Japanese Cultural Innovation: Creation of Japanese Language

We might have heard the word “innovation” in most of the topics in these past 3-4 years and it often associates with technology. However, in my research, “Revisiting the Notion of Innovation and Its Impact on Thailand’s Economic Policy: A Case Study of Japanese Manga” in

https://jati.um.edu.my/article/view/18669 I discovered that innovation means more than technology. It means to discover new things that can create values in business or economic aspects.

In the next 5 articles, we will be talking about the selected 5 topics on Japanese cultural innovation, which create business values, social values as well as cultural values. Let us start with the very first topic, “Creation of Japanese Language”.

Creation of Japanese Language

In the past, Japan did not have her own writing characters, she only had a speaking language. But, from the 7th-8th century, at the beginning of the Nara period (奈良時代), Japan started to adopt Chinese culture. This includes the adoption of Chinese characters to use in writing systems which allows a more accurate record of knowledge and events compared to the past, when stories were told by word of mouth. Eventually, 3 important pieces of the document were created –Manyoshu (万葉集), a collection of Japanese poetry and another 2 historical accounts –Kojiki (古事記) and Nihon Shoki (日本書紀). That was the first time ever in Japan that historical accounts were recorded in black and white and the story traced all the way back to the establishment of Japan.

The interesting part is that Japan was able to blend Chinese characters into her writing language when both languages have nothing in common. Technically speaking, the Chinese language is an isolating language, similar to the Thai language. It does not have a transformation of tenses, verbs, but comes with tones. On the other hand, the Japanese language is an agglutinative language. Many syllables sound chained together to form a word. There is a transformation of tenses, does not have tones and there is no separation of consonants and vowels as they both form into 1 unit of the syllable.


With the creativity of ancient Japanese, they are also successful in adopting Chinese language into Japanese speaking language. For example, “a” sound in Japanese is similar to many Chinese sounds such as 安 (an) or 阿 (ah) or “ta” sound in Japanese will use similar Chinese sound like 太 (tai) or 多 (duo) to replace.

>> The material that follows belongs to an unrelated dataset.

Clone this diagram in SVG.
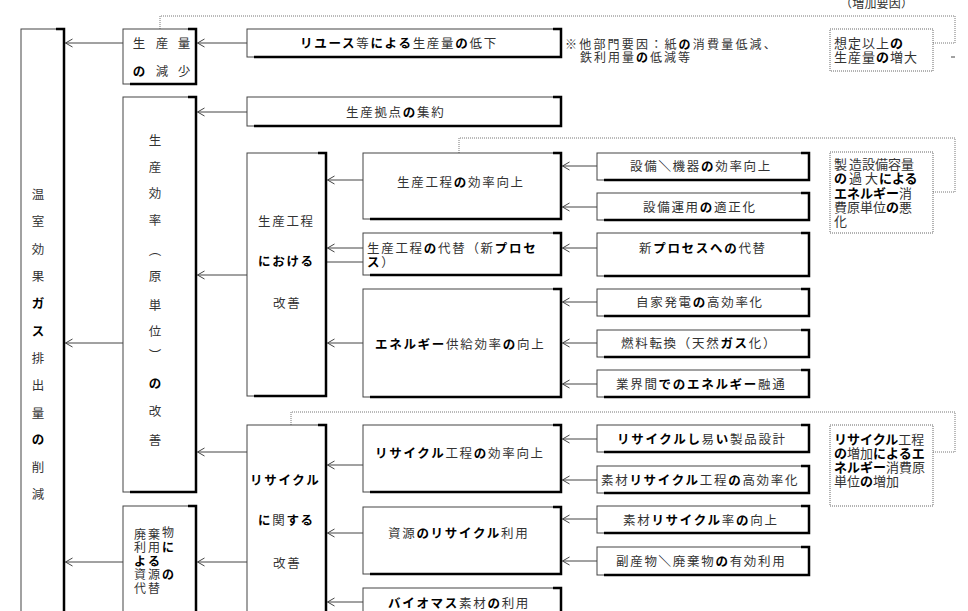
<svg xmlns="http://www.w3.org/2000/svg" width="968" height="611" viewBox="0 0 968 611">
<style>
.box{fill:#fff;stroke:#444;stroke-width:1}
.sh{fill:none;stroke:#000;stroke-width:2.5}
.dbox{fill:#fff;stroke:#666;stroke-width:1;stroke-dasharray:1 1}
.dot{fill:none;stroke:#777;stroke-width:1;stroke-dasharray:1 1}
.ln{stroke:#444;stroke-width:1;fill:none}
.t{font-family:"Noto Sans CJK JP","Noto Sans CJK SC",sans-serif;font-size:12.5px;letter-spacing:1.7px;fill:#333}
.b{font-weight:bold;fill:#000}
.s{font-size:13px;letter-spacing:0}
.v{text-anchor:middle;letter-spacing:0}
</style>
<defs>
<marker id="ah" viewBox="-8 -5 10 10" refX="0" refY="0" markerWidth="10" markerHeight="10" markerUnits="userSpaceOnUse" orient="auto"><path d="M-7,-4 L0,0 L-7,4" fill="none" stroke="#444" stroke-width="1"/></marker>
</defs>
<rect width="968" height="611" fill="#fff"/>

<g id="connectors">
<path class="dot" d="M160,29 V16 H955 V43 H933"/>
<path class="dot" d="M459,153 V138 H955 V192 H933"/>
<path class="dot" d="M291,425 V412 H955 V452 H933"/>
<line class="ln" x1="951" y1="57" x2="955" y2="57" stroke="#999"/>
<g class="ln" marker-end="url(#ah)">
<line x1="123" y1="43" x2="65.5" y2="43"/>
<line x1="247" y1="43" x2="197.5" y2="43"/>
<line x1="247" y1="112" x2="197.5" y2="112"/>
<line x1="123" y1="343" x2="65.5" y2="343"/>
<line x1="247" y1="275" x2="197.5" y2="275"/>
<line x1="363" y1="180" x2="327.5" y2="180"/>
<line x1="363" y1="248" x2="327.5" y2="248"/>
<line x1="363" y1="343" x2="327.5" y2="343"/>
<line x1="597" y1="166" x2="562.5" y2="166"/>
<line x1="597" y1="207" x2="562.5" y2="207"/>
<line x1="597" y1="248" x2="562.5" y2="248"/>
<line x1="597" y1="302" x2="562.5" y2="302"/>
<line x1="597" y1="343" x2="562.5" y2="343"/>
<line x1="597" y1="384" x2="562.5" y2="384"/>
<line x1="247" y1="452" x2="197.5" y2="452"/>
<line x1="247" y1="562" x2="197.5" y2="562"/>
<line x1="123" y1="562" x2="65.5" y2="562"/>
<line x1="363" y1="465" x2="327.5" y2="465"/>
<line x1="363" y1="533" x2="327.5" y2="533"/>
<line x1="363" y1="602" x2="327.5" y2="602"/>
<line x1="597" y1="439" x2="562.5" y2="439"/>
<line x1="597" y1="480" x2="562.5" y2="480"/>
<line x1="597" y1="519" x2="562.5" y2="519"/>
<line x1="597" y1="561" x2="562.5" y2="561"/>
</g>
<line class="ln" x1="363" y1="262" x2="327" y2="262"/>
</g>

<g id="main">
<rect class="box" x="21" y="29" width="43" height="620"/>
<path class="sh" d="M56,29 H64 V640"/>
<text class="t v"><tspan x="38" y="199">温</tspan><tspan x="38" y="226">室</tspan><tspan x="38" y="253.5">効</tspan><tspan x="38" y="281">果</tspan><tspan class="b" x="38" y="308">ガ</tspan><tspan class="b" x="38" y="335.5">ス</tspan><tspan x="38" y="362.5">排</tspan><tspan x="38" y="390">出</tspan><tspan x="38" y="417.5">量</tspan><tspan class="b" x="38" y="444">の</tspan><tspan x="38" y="472">削</tspan><tspan x="38" y="499">減</tspan></text>
</g>

<g id="prod">
<rect class="box" x="123" y="29" width="73" height="55"/>
<path class="sh" d="M188,29 H196 V84 H130"/>
<text class="t v"><tspan x="139" y="48">生</tspan><tspan x="162" y="48">産</tspan><tspan x="184" y="48">量</tspan><tspan class="b" x="139" y="76">の</tspan><tspan x="162" y="76">減</tspan><tspan x="184" y="76">少</tspan></text>
</g>

<g id="reuse">
<rect class="box" x="247" y="29" width="314" height="28"/>
<path class="sh" d="M553,29 H561 V57 H254"/>
<text class="t" x="300" y="48"><tspan class="b">リユース</tspan>等<tspan class="b">による</tspan>生産量<tspan class="b">の</tspan>低下</text>
</g>

<g id="note">
<text class="t" x="565" y="48.5" style="font-size:12px;letter-spacing:2.2px">※他部門要因：紙<tspan class="b">の</tspan>消費量低減、</text>
<text class="t" x="580" y="62" style="font-size:12px;letter-spacing:2px">鉄利用量<tspan class="b">の</tspan>低減等</text>
<text class="t" x="840" y="8" style="font-size:12px;letter-spacing:0.2px">（増加要因）</text>
</g>

<g id="d1">
<rect class="dbox" x="830" y="29" width="103" height="42"/>
<text class="t s" x="834" y="48" style="letter-spacing:1px">想定以上<tspan class="b">の</tspan></text>
<text class="t s" x="834" y="62" style="letter-spacing:1px">生産量<tspan class="b">の</tspan>増大</text>
</g>

<g id="concent">
<rect class="box" x="247" y="97" width="314" height="29"/>
<path class="sh" d="M553,97 H561 V126 H254"/>
<text class="t" x="346" y="117">生産拠点<tspan class="b">の</tspan>集約</text>
</g>

<g id="effic">
<rect class="box" x="123" y="97" width="73" height="395"/>
<path class="sh" d="M188,97 H196 V492 H130"/>
<text class="t v"><tspan x="155" y="145">生</tspan><tspan x="155" y="172">産</tspan><tspan x="155" y="198">効</tspan><tspan x="155" y="225">率</tspan><tspan x="155" y="255">︵</tspan><tspan x="155" y="281">原</tspan><tspan x="155" y="310">単</tspan><tspan x="155" y="336">位</tspan><tspan x="155" y="360">︶</tspan><tspan class="b" x="155" y="388">の</tspan><tspan x="155" y="416">改</tspan><tspan x="155" y="445">善</tspan></text>
</g>

<g id="proc">
<rect class="box" x="247" y="153" width="79" height="243"/>
<path class="sh" d="M318,153 H326 V396 H254"/>
<text class="t" x="258" y="226">生産工程</text>
<text class="t b" x="258" y="266">における</text>
<text class="t" x="273" y="308">改善</text>
</g>

<g id="pe">
<rect class="box" x="363" y="153" width="198" height="66"/>
<path class="sh" d="M553,153 H561 V219 H370"/>
<text class="t" x="397" y="186.5">生産工程<tspan class="b">の</tspan>効率向上</text>
</g>

<g id="sub">
<rect class="box" x="363" y="233" width="198" height="42"/>
<path class="sh" d="M553,233 H561 V275 H370"/>
<text class="t" x="367" y="253">生産工程<tspan class="b">の</tspan>代替（新<tspan class="b">プロセ</tspan></text>
<text class="t" x="367" y="267"><tspan class="b">ス</tspan>）</text>
</g>

<g id="en">
<rect class="box" x="363" y="289" width="198" height="108"/>
<path class="sh" d="M553,289 H561 V397 H370"/>
<text class="t" x="375" y="349"><tspan class="b">エネルギー</tspan>供給効率<tspan class="b">の</tspan>向上</text>
</g>

<g id="r1">
<rect class="box" x="597" y="153" width="212" height="27"/>
<path class="sh" d="M801,153 H809 V180 H604"/>
<text class="t" x="630" y="171">設備<tspan class="b">＼</tspan>機器<tspan class="b">の</tspan>効率向上</text>
</g>
<g id="r2">
<rect class="box" x="597" y="193" width="212" height="27"/>
<path class="sh" d="M801,193 H809 V220 H604"/>
<text class="t" x="643" y="212">設備運用<tspan class="b">の</tspan>適正化</text>
</g>
<g id="r3">
<rect class="box" x="597" y="233" width="212" height="43"/>
<path class="sh" d="M801,233 H809 V276 H604"/>
<text class="t" x="639" y="253">新<tspan class="b">プロセスへの</tspan>代替</text>
</g>
<g id="r4">
<rect class="box" x="597" y="289" width="212" height="27"/>
<path class="sh" d="M801,289 H809 V316 H604"/>
<text class="t" x="636" y="307">自家発電<tspan class="b">の</tspan>高効率化</text>
</g>
<g id="r5">
<rect class="box" x="597" y="330" width="212" height="27"/>
<path class="sh" d="M801,330 H809 V357 H604"/>
<text class="t" x="621" y="348">燃料転換（天然<tspan class="b">ガス</tspan>化）</text>
</g>
<g id="r6">
<rect class="box" x="597" y="370" width="212" height="27"/>
<path class="sh" d="M801,370 H809 V397 H604"/>
<text class="t" x="616" y="389">業界間<tspan class="b">でのエネルギー</tspan>融通</text>
</g>

<g id="d2">
<rect class="dbox" x="830" y="152" width="103" height="81"/>
<text class="t s"><tspan x="834" y="168.5">製</tspan><tspan x="849" y="168.5">造設備容量</tspan></text>
<text class="t s"><tspan class="b" x="834" y="183">の</tspan><tspan x="849" y="183">過</tspan><tspan x="865" y="183">大</tspan><tspan class="b" x="879" y="183">による</tspan></text>
<text class="t s" x="834" y="197.5"><tspan class="b">エネルギー</tspan>消</text>
<text class="t s" x="834" y="211.5">費原単位<tspan class="b">の</tspan>悪</text>
<text class="t s" x="834" y="225.5">化</text>
</g>

<g id="rec">
<rect class="box" x="247" y="425" width="79" height="220"/>
<path class="sh" d="M318,425 H326 V640"/>
<text class="t b" x="250" y="485">リサイクル</text>
<text class="t" x="258" y="525"><tspan class="b">に</tspan>関<tspan class="b">する</tspan></text>
<text class="t" x="273" y="568">改善</text>
</g>

<g id="waste">
<rect class="box" x="123" y="506" width="73" height="130"/>
<path class="sh" d="M188,506 H196 V640"/>
<text class="t v" style="font-size:12px"><tspan x="140" y="539">廃</tspan><tspan x="154" y="539">棄</tspan><tspan x="168" y="537">物</tspan><tspan x="140" y="552">利</tspan><tspan x="154" y="552">用</tspan><tspan class="b" x="168" y="552">に</tspan><tspan class="b" x="140" y="566">よ</tspan><tspan class="b" x="154" y="566">る</tspan><tspan x="140" y="579">資</tspan><tspan x="154" y="579">源</tspan><tspan class="b" x="168" y="579">の</tspan><tspan x="140" y="593">代</tspan><tspan x="154" y="593">替</tspan></text>
</g>

<g id="rp">
<rect class="box" x="363" y="425" width="198" height="67"/>
<path class="sh" d="M553,425 H561 V492 H370"/>
<text class="t" x="375" y="458"><tspan class="b">リサイクル</tspan>工程<tspan class="b">の</tspan>効率向上</text>
</g>
<g id="rr">
<rect class="box" x="363" y="507" width="198" height="67"/>
<path class="sh" d="M553,507 H561 V574 H370"/>
<text class="t" x="388" y="538">資源<tspan class="b">のリサイクル</tspan>利用</text>
</g>
<g id="bio">
<rect class="box" x="363" y="588" width="198" height="40"/>
<path class="sh" d="M553,588 H561 V640"/>
<text class="t" x="388" y="608"><tspan class="b">バイオマス</tspan>素材<tspan class="b">の</tspan>利用</text>
</g>

<g id="r7">
<rect class="box" x="597" y="425" width="212" height="27"/>
<path class="sh" d="M801,425 H809 V452 H604"/>
<text class="t" x="617" y="444"><tspan class="b">リサイクルし</tspan>易<tspan class="b">い</tspan>製品設計</text>
</g>
<g id="r8">
<rect class="box" x="597" y="466" width="212" height="27"/>
<path class="sh" d="M801,466 H809 V493 H604"/>
<text class="t" x="601" y="485">素材<tspan class="b">リサイクル</tspan>工程<tspan class="b">の</tspan>高効率化</text>
</g>
<g id="r9">
<rect class="box" x="597" y="506" width="212" height="27"/>
<path class="sh" d="M801,506 H809 V533 H604"/>
<text class="t" x="623" y="525">素材<tspan class="b">リサイクル</tspan>率<tspan class="b">の</tspan>向上</text>
</g>
<g id="r10">
<rect class="box" x="597" y="547" width="212" height="28"/>
<path class="sh" d="M801,547 H809 V575 H604"/>
<text class="t" x="616" y="566">副産物<tspan class="b">＼</tspan>廃棄物<tspan class="b">の</tspan>有効利用</text>
</g>

<g id="d3">
<rect class="dbox" x="830" y="425" width="103" height="81"/>
<text class="t s" x="834" y="444"><tspan class="b">リサイクル</tspan>工程</text>
<text class="t s" x="834" y="458"><tspan class="b">の</tspan>増加<tspan class="b">によるエ</tspan></text>
<text class="t s" x="834" y="472"><tspan class="b">ネルギー</tspan>消費原</text>
<text class="t s" x="834" y="486">単位<tspan class="b">の</tspan>増加</text>
</g>
</svg>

Later, there was confusion as different people use different characters for the same sound. So, there is a cooperation to set a standard, and the first language system in Japan was created in Heian period (平安時代) which is an era after the Nara period (奈良時代). This is the first time in Japanese history that 3 types of characters have existed. They are
 

1.1 Kanji (漢字) are real Chinese characters that are still used in the Japanese language.
 

1.2 Hiragana (平仮名) are Japanese characters that are used in place of Japanese sounds. The origin of Hiragana was the new characters obtained from writing Kanji with a brush. For an instant, when a character “a (安)” is being written over time, Hiragana “a (あ)” will be obtained. Or “ta (太)” will eventually turn into “ta (た)”.
 

1.3 Katakana (片仮名) are Japanese characters that are used to replace foreign language sounds. The origin of Katakana is when Kanji characters are written partly and those parts become new characters. For example, when “a (阿)” was written partly, it turns into “a (ア)” or “ta (多)” will turn into “ta (タ)”


Japan is successful in creating a language based on 3 character types. It is very rare for a language in this world to have 3 character types within the same language and each clearly has its own role. Kanji is used to convey the main meaning. Hiragana is used to explain grammar and represents sounds that do not exist in Kanji. And Katakana is used to represent sounds from a foreign language. Thus, in one Japanese sentence, there will be a mixture of these 3 character types.

Apart from these 3 character types, Japan adopted many more languages such as Chinese, Korean, English, German, and French. Especially, during the Meiji Revolution (明治維新) in 1868 and after the Second World War, after 1945, Japan warmly welcomed Western culture. This causes many new words, which do not previously exist in English and Japanese, to exist. And there comes the Japanese language that is used in modern days. “Japanese as a Foreign Language” has also become an educational business that gains huge profits for Japan.


It can be said that Japanese cultural innovation starts from taking a better system to use and further improves it to create values that cannot be found in the originals. After that, the new system has become a Japanese identity that leads to the social, economic, and cultural development of Japan.